The bureau has promised to announce proposed changes to payday lending rules in January.A number of these appointees have taken on critical roles helping Mulvaney redirect the bureau towards deregulation. Former Hensarling staffer Brian Johnson, for instance, now serves as a senior adviser to Mulvaney and helps set CFPB policy. He also had a hand in crafting the decision, widely criticized by consumer advocates, to overhaul the Obama administration’s restrictions on payday lenders—companies which give out loans with interest rates as high as 400 percent, and disproportionately target low-income borrowers.
The rule was developed after more than five years of research and a review of more than one million comments from consumers and payday lenders alike. But Mulvaney’s CFPB announced plans to “reconsider” and water down key portions soon after he took the helm, while consumer advocates argued that Mulvaney’s longtime cozy relationship with the payday loan industry should preclude him from loosening rules on it. While serving as a congressman, Mulvaney took more than $60,000 in campaign donations from payday lenders; last winter, his CFPB quietly closed a four-year investigation into one of those lenders.

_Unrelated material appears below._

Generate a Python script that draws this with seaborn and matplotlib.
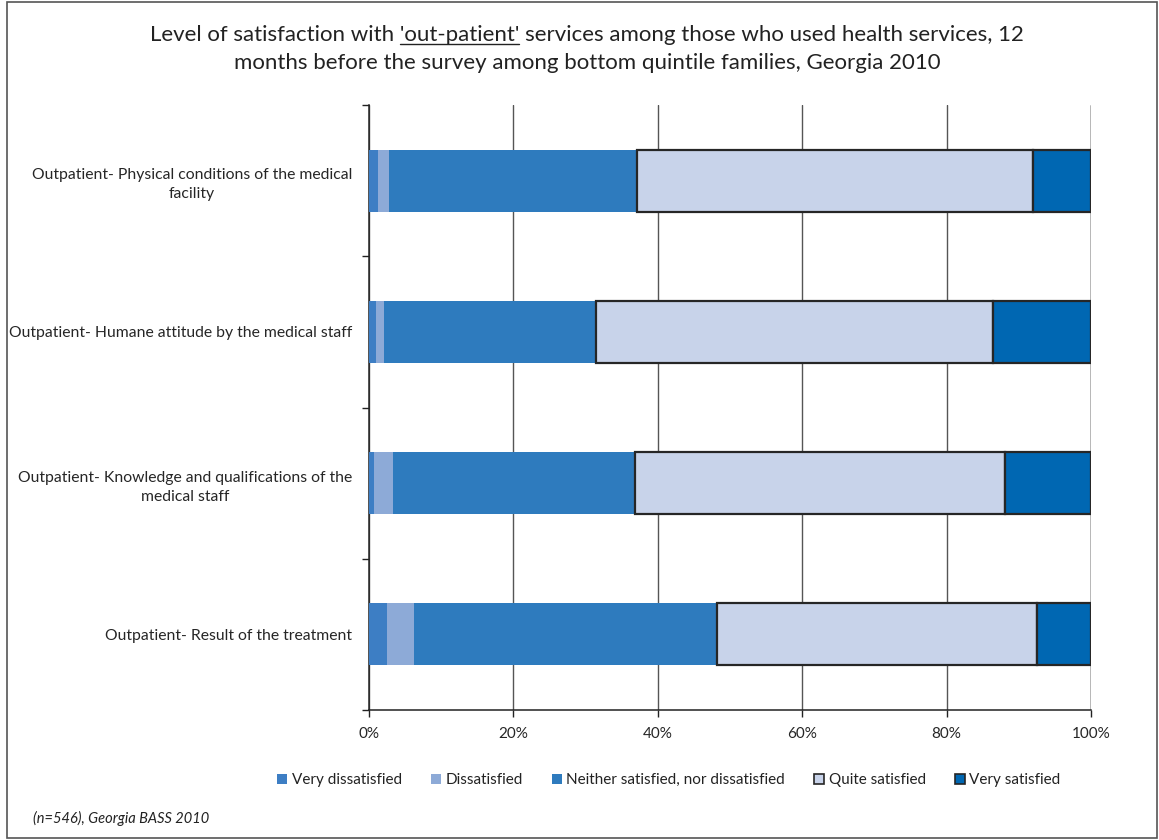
import numpy as np
import matplotlib
matplotlib.use("Agg")
import matplotlib.pyplot as plt
import seaborn as sns
from matplotlib.patches import Patch, Rectangle
from matplotlib.lines import Line2D
from matplotlib.ticker import PercentFormatter

# categories (top to bottom)
categories = [
    "Outpatient- Physical conditions of the medical\nfacility",
    "Outpatient- Humane attitude by the medical staff",
    "Outpatient- Knowledge and qualifications of the\nmedical staff",
    "Outpatient- Result of the treatment",
]

# shares in %
very_dissatisfied = [1.2, 1.0, 0.7, 2.5]
dissatisfied = [1.6, 1.1, 2.6, 3.7]
neither = [34.3, 29.3, 33.6, 42.0]
quite_satisfied = [54.9, 55.0, 51.2, 44.3]
very_satisfied = [8.0, 13.6, 11.9, 7.5]

series_names = ["Very dissatisfied", "Dissatisfied", "Neither satisfied, nor dissatisfied",
                "Quite satisfied", "Very satisfied"]
series_values = [very_dissatisfied, dissatisfied, neither, quite_satisfied, very_satisfied]
series_colors = ["#3D7EC4", "#8DAAD7", "#2E7BBE", "#C8D3EA", "#0067B2"]
series_edges = ["none", "none", "none", "#262626", "#262626"]

sns.set_style("white")
plt.rcParams['font.family'] = ['Lato', 'DejaVu Sans']
plt.rcParams['text.color'] = '#222222'

fig = plt.figure(figsize=(11.59, 8.40), dpi=100)
ax = fig.add_axes([369 / 1159, 1 - 710 / 840, 722 / 1159, 605 / 840])

# stacked horizontal bars
left = np.zeros(len(categories))
for name, vals, col, ec in zip(series_names, series_values, series_colors, series_edges):
    sns.barplot(x=vals, y=categories, orient="h", left=left, color=col, saturation=1,
                width=0.41, errorbar=None, edgecolor=ec, linewidth=1.6 if ec != "none" else 0,
                ax=ax, zorder=3)
    left = left + np.array(vals)

ax.set_xlim(0, 100)
ax.set_ylim(3.5, -0.5)
ax.set_xticks(np.arange(0, 101, 20))
ax.xaxis.set_major_formatter(PercentFormatter(decimals=0))
ax.set_xlabel("")
ax.set_ylabel("")

# grid and spines
ax.grid(axis="x", color="#555555", linewidth=1.0)
ax.grid(axis="y", visible=False)
ax.set_axisbelow(True)
for s in ["top", "right"]:
    ax.spines[s].set_visible(False)
for s in ["left", "bottom"]:
    ax.spines[s].set_color("#222222")
    ax.spines[s].set_linewidth(1.1)
ax.axvline(100, color="#222222", linewidth=1.0, zorder=1)

ax.tick_params(axis="x", which="major", direction="out", length=5, width=1, color="#222222",
               labelsize=11, pad=7, bottom=True)
ax.tick_params(axis="y", which="major", length=0, labelsize=11.3, pad=12)
ax.set_yticks(np.arange(-0.5, 4, 1), minor=True)
ax.tick_params(axis="y", which="minor", direction="out", length=5, width=1, color="#222222", left=True)
for lab in ax.get_yticklabels():
    lab.set_multialignment("center")
    lab.set_linespacing(1.45)

# title with underlined 'out-patient'
line1 = "Level of satisfaction with 'out-patient' services among those who used health services, 12"
line2 = "months before the survey among bottom quintile families, Georgia 2010"
tx = 587 / 1159
tsize = 16
t1 = fig.text(tx, 1 - 35 / 840, line1, ha="center", va="center", fontsize=tsize)
fig.text(tx, 1 - 63 / 840, line2, ha="center", va="center", fontsize=tsize)

renderer = fig.canvas.get_renderer()
bb1 = t1.get_window_extent(renderer)
pre = fig.text(0, 0, "Level of satisfaction with 'out-patient'", fontsize=tsize)
word = fig.text(0, 0, "'out-patient'", fontsize=tsize)
w_pre = pre.get_window_extent(renderer).width
w_word = word.get_window_extent(renderer).width
pre.remove()
word.remove()
x_end = bb1.x0 + w_pre
x_start = x_end - w_word
y_line = bb1.y0 + 1
W, H = fig.bbox.width, fig.bbox.height
fig.add_artist(Line2D([x_start / W, x_end / W], [y_line / H, y_line / H],
                      color="#222222", linewidth=1.0, transform=fig.transFigure))

# legend
handles = [Patch(facecolor=c, edgecolor=(e if e != "none" else c), linewidth=1.2 if e != "none" else 0)
           for c, e in zip(series_colors, series_edges)]
fig.legend(handles, series_names, loc="center", bbox_to_anchor=(669 / 1159, 1 - 780 / 840),
           ncol=5, frameon=False, fontsize=11, handlelength=0.65, handleheight=0.65,
           handletextpad=0.3, columnspacing=1.9)

# footnote
fig.text(33 / 1159, 1 - 818 / 840, "(n=546), Georgia BASS 2010", fontsize=10.5,
         style="italic", ha="left", va="center")

# figure border
fig.add_artist(Rectangle((0.006, 0.002), 0.992, 0.996, transform=fig.transFigure,
                         fill=False, edgecolor="#555555", linewidth=1.2))

fig.savefig("out.png", dpi=100)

Under Mulvaney’s command, the bureau has promised to announce their proposed changes to the payday lending rule this January, providing an early indication as to whether Kraninger is, as expected, following in Mulvaney’s footsteps.
“If under her watch they propose to gut this very important and modest rule that was enacted after years of study, research, and powerful evidence,” says Saunders, “that will be a strong signal of her priorities, and an anti-consumer direction for the bureau.”
In Kraninger’s own words, that direction is pretty likely. When asked by senators in July for her thoughts on Mulvaney’s actions at the bureau, she responded that: “I cannot identify any actions that Acting Director Mulvaney has taken with which I disagree.”